From: Yngve Svendsen
Subject: Re: [Savannah-hackers] Re: Gnatsweb and Savannah
Date: Sat, 18 Aug 2001 13:02:07 +0200

At 20:09 17.08.2001 -0400, Hugo Gayosso wrote:
We are already using GNATS 4, well, not really 4 because it hasn't
been released but a snapshot from CVS:

ii  gnats          3.999.20010527 The GNU problem report management system (ce
ii  gnatsweb       3.113-13       Web interface to the GNU problem report mana

The Gnatsweb version number looks suspicious. If you are referring to the system running on fencepost, I just upgraded Gnatsweb there to 3.97.

We are using only one database, and we want to migrate to a
multi-database GNATS.  We were going to start the effort but we didn't
got farther than setting up a couple of extra databases for testing
purposes.

Are we talking one database per project here? If so, it looks like this is going to be a nice GNATS stress-test.

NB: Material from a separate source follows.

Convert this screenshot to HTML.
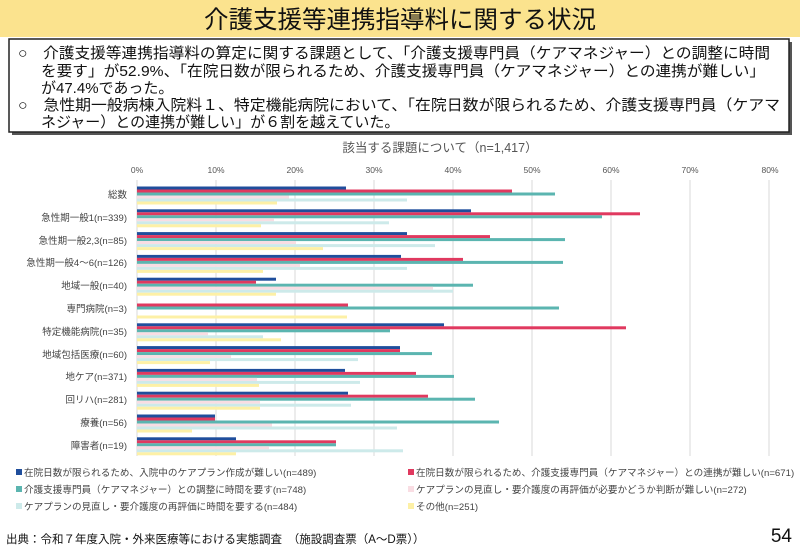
<!DOCTYPE html>
<html><head><meta charset="utf-8"><style>
body{margin:0;width:800px;height:554px;overflow:hidden;background:#fff;font-family:"Liberation Sans","Noto Sans CJK JP",sans-serif;}
</style></head><body>
<svg width="800" height="554" xmlns="http://www.w3.org/2000/svg" style="position:absolute;left:0;top:0;font-family:'Liberation Sans','Noto Sans CJK JP',sans-serif">
<rect x="0" y="0" width="800" height="37" fill="#fbe38e"/>
<text x="400" y="28" font-size="24.5" text-anchor="middle" fill="#111">介護支援等連携指導料に関する状況</text>
<rect x="12" y="42" width="780" height="93" fill="#555"/>
<rect x="9" y="39" width="780" height="93" fill="#fff" stroke="#222" stroke-width="1.5"/>
<g font-size="15" fill="#111">
<text x="18" y="58" textLength="752" lengthAdjust="spacingAndGlyphs">○　介護支援等連携指導料の算定に関する課題として、「介護支援専門員（ケアマネジャー）との調整に時間</text>
<text x="41" y="76" textLength="724" lengthAdjust="spacingAndGlyphs">を要す」が52.9%、「在院日数が限られるため、介護支援専門員（ケアマネジャー）との連携が難しい」</text>
<text x="41" y="93">が47.4%であった。</text>
<text x="18" y="110" textLength="762" lengthAdjust="spacingAndGlyphs">○　急性期一般病棟入院料１、特定機能病院において、「在院日数が限られるため、介護支援専門員（ケアマ</text>
<text x="41" y="127">ネジャー）との連携が難しい」が６割を越えていた。</text>
</g>
<text x="440" y="152" font-size="12.5" text-anchor="middle" fill="#555">該当する課題について（n=1,417）</text>
<g font-size="8.5" fill="#555" text-anchor="middle">
<text x="137" y="173">0%</text><text x="216" y="173">10%</text><text x="295" y="173">20%</text><text x="374" y="173">30%</text><text x="453" y="173">40%</text><text x="532" y="173">50%</text><text x="611" y="173">60%</text><text x="690" y="173">70%</text><text x="770" y="173">80%</text>
</g>
<g stroke="#d9d9d9" stroke-width="1">
<line x1="216" y1="180" x2="216" y2="456"/><line x1="295" y1="180" x2="295" y2="456"/><line x1="374" y1="180" x2="374" y2="456"/><line x1="453" y1="180" x2="453" y2="456"/><line x1="532" y1="180" x2="532" y2="456"/><line x1="611" y1="180" x2="611" y2="456"/><line x1="690" y1="180" x2="690" y2="456"/><line x1="769" y1="180" x2="769" y2="456"/>
<line x1="137" y1="180" x2="137" y2="456"/>
</g>
<g font-size="9.5" fill="#444" text-anchor="end">
<text x="127" y="198">総数</text>
<text x="127" y="221">急性期一般1(n=339)</text>
<text x="127" y="244">急性期一般2,3(n=85)</text>
<text x="127" y="266">急性期一般4～6(n=126)</text>
<text x="127" y="289">地域一般(n=40)</text>
<text x="127" y="312">専門病院(n=3)</text>
<text x="127" y="335">特定機能病院(n=35)</text>
<text x="127" y="358">地域包括医療(n=60)</text>
<text x="127" y="380">地ケア(n=371)</text>
<text x="127" y="403">回リハ(n=281)</text>
<text x="127" y="426">療養(n=56)</text>
<text x="127" y="449">障害者(n=19)</text>
</g>
<g id="bars">
<g transform="translate(137,186.5)"><rect y="0" height="3" width="209" fill="#1f4e9c"/><rect y="3" height="3" width="375" fill="#e0395f"/><rect y="6" height="3" width="418" fill="#5bb5b0"/><rect y="9" height="3" width="152" fill="#f9dde3"/><rect y="12" height="3" width="270" fill="#cdeaea"/><rect y="15" height="3" width="140" fill="#fdf0a6"/></g>
<g transform="translate(137,209.3)"><rect y="0" height="3" width="334" fill="#1f4e9c"/><rect y="3" height="3" width="503" fill="#e0395f"/><rect y="6" height="3" width="465" fill="#5bb5b0"/><rect y="9" height="3" width="137" fill="#f9dde3"/><rect y="12" height="3" width="252" fill="#cdeaea"/><rect y="15" height="3" width="124" fill="#fdf0a6"/></g>
<g transform="translate(137,232.1)"><rect y="0" height="3" width="270" fill="#1f4e9c"/><rect y="3" height="3" width="353" fill="#e0395f"/><rect y="6" height="3" width="428" fill="#5bb5b0"/><rect y="9" height="3" width="159" fill="#f9dde3"/><rect y="12" height="3" width="298" fill="#cdeaea"/><rect y="15" height="3" width="186" fill="#fdf0a6"/></g>
<g transform="translate(137,254.9)"><rect y="0" height="3" width="264" fill="#1f4e9c"/><rect y="3" height="3" width="326" fill="#e0395f"/><rect y="6" height="3" width="426" fill="#5bb5b0"/><rect y="9" height="3" width="163" fill="#f9dde3"/><rect y="12" height="3" width="270" fill="#cdeaea"/><rect y="15" height="3" width="126" fill="#fdf0a6"/></g>
<g transform="translate(137,277.7)"><rect y="0" height="3" width="139" fill="#1f4e9c"/><rect y="3" height="3" width="119" fill="#e0395f"/><rect y="6" height="3" width="336" fill="#5bb5b0"/><rect y="9" height="3" width="296" fill="#f9dde3"/><rect y="12" height="3" width="316" fill="#cdeaea"/><rect y="15" height="3" width="139" fill="#fdf0a6"/></g>
<g transform="translate(137,300.5)"><rect y="3" height="3" width="211" fill="#e0395f"/><rect y="6" height="3" width="422" fill="#5bb5b0"/><rect y="15" height="3" width="210" fill="#fdf0a6"/></g>
<g transform="translate(137,323.3)"><rect y="0" height="3" width="307" fill="#1f4e9c"/><rect y="3" height="3" width="489" fill="#e0395f"/><rect y="6" height="3" width="253" fill="#5bb5b0"/><rect y="9" height="3" width="71" fill="#f9dde3"/><rect y="12" height="3" width="126" fill="#cdeaea"/><rect y="15" height="3" width="144" fill="#fdf0a6"/></g>
<g transform="translate(137,346.1)"><rect y="0" height="3" width="263" fill="#1f4e9c"/><rect y="3" height="3" width="263" fill="#e0395f"/><rect y="6" height="3" width="295" fill="#5bb5b0"/><rect y="9" height="3" width="94" fill="#f9dde3"/><rect y="12" height="3" width="221" fill="#cdeaea"/><rect y="15" height="3" width="73" fill="#fdf0a6"/></g>
<g transform="translate(137,368.9)"><rect y="0" height="3" width="208" fill="#1f4e9c"/><rect y="3" height="3" width="279" fill="#e0395f"/><rect y="6" height="3" width="317" fill="#5bb5b0"/><rect y="9" height="3" width="120" fill="#f9dde3"/><rect y="12" height="3" width="223" fill="#cdeaea"/><rect y="15" height="3" width="122" fill="#fdf0a6"/></g>
<g transform="translate(137,391.7)"><rect y="0" height="3" width="211" fill="#1f4e9c"/><rect y="3" height="3" width="291" fill="#e0395f"/><rect y="6" height="3" width="338" fill="#5bb5b0"/><rect y="9" height="3" width="123" fill="#f9dde3"/><rect y="12" height="3" width="214" fill="#cdeaea"/><rect y="15" height="3" width="123" fill="#fdf0a6"/></g>
<g transform="translate(137,414.5)"><rect y="0" height="3" width="78" fill="#1f4e9c"/><rect y="3" height="3" width="78" fill="#e0395f"/><rect y="6" height="3" width="362" fill="#5bb5b0"/><rect y="9" height="3" width="135" fill="#f9dde3"/><rect y="12" height="3" width="260" fill="#cdeaea"/><rect y="15" height="3" width="55" fill="#fdf0a6"/></g>
<g transform="translate(137,437.3)"><rect y="0" height="3" width="99" fill="#1f4e9c"/><rect y="3" height="3" width="199" fill="#e0395f"/><rect y="6" height="3" width="199" fill="#5bb5b0"/><rect y="9" height="3" width="132" fill="#f9dde3"/><rect y="12" height="3" width="266" fill="#cdeaea"/><rect y="15" height="3" width="99" fill="#fdf0a6"/></g>
</g>
<g font-size="9.6" fill="#444">
<rect x="16" y="469" width="6" height="6" fill="#1f4e9c"/><text x="24" y="476">在院日数が限られるため、入院中のケアプラン作成が難しい(n=489)</text>
<rect x="408" y="469" width="6" height="6" fill="#e0395f"/><text x="416" y="476">在院日数が限られるため、介護支援専門員（ケアマネジャー）との連携が難しい(n=671)</text>
<rect x="16" y="486" width="6" height="6" fill="#5bb5b0"/><text x="24" y="493">介護支援専門員（ケアマネジャー）との調整に時間を要す(n=748)</text>
<rect x="408" y="486" width="6" height="6" fill="#f9dde3"/><text x="416" y="493">ケアプランの見直し・要介護度の再評価が必要かどうか判断が難しい(n=272)</text>
<rect x="16" y="503" width="6" height="6" fill="#cdeaea"/><text x="24" y="510">ケアプランの見直し・要介護度の再評価に時間を要する(n=484)</text>
<rect x="408" y="503" width="6" height="6" fill="#fdf0a6"/><text x="416" y="510">その他(n=251)</text>
</g>
<text x="6" y="543" font-size="11.5" fill="#111">出典：令和７年度入院・外来医療等における実態調査　（施設調査票（A～D票））</text>
<text x="792" y="542" font-size="19" fill="#111" text-anchor="end">54</text>
</svg>
</body></html>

Our current GNATS installation has been working in production mode
since then at least by the libc team.

Gnatsweb has been in use too.

Will we be moving the system that's currently on fencepost to the main savannah machine, or is the system going to continue running on fencepost?

I see one area which needs work, and that is account management. GNATS currently supports MD5 and plaintext, crypt support is coming -- we have a patch pending for that. Kerberos support hasn't been tested in ages and can't be assumed to work. I assume you want to give project admins access to the admin interface that was developed some time ago. I haven't had time to look at it since it was submitted -- would you say that it's ready for production use, and how do you propose that we integrate GNATS accounts with the Savannah account system?

By the way: The default Gnatsweb look is fairly different from Savannah's, but I assume that cosmetics is a fair bit down the list of priorities?

And one more thing: I think I'd need root access here and there to start putting the pieces of the puzzle together. I do consider myself low-risk, half a dozen years of sysadmin experience means I've seen most pitfalls -- and trodden in my fair share of them.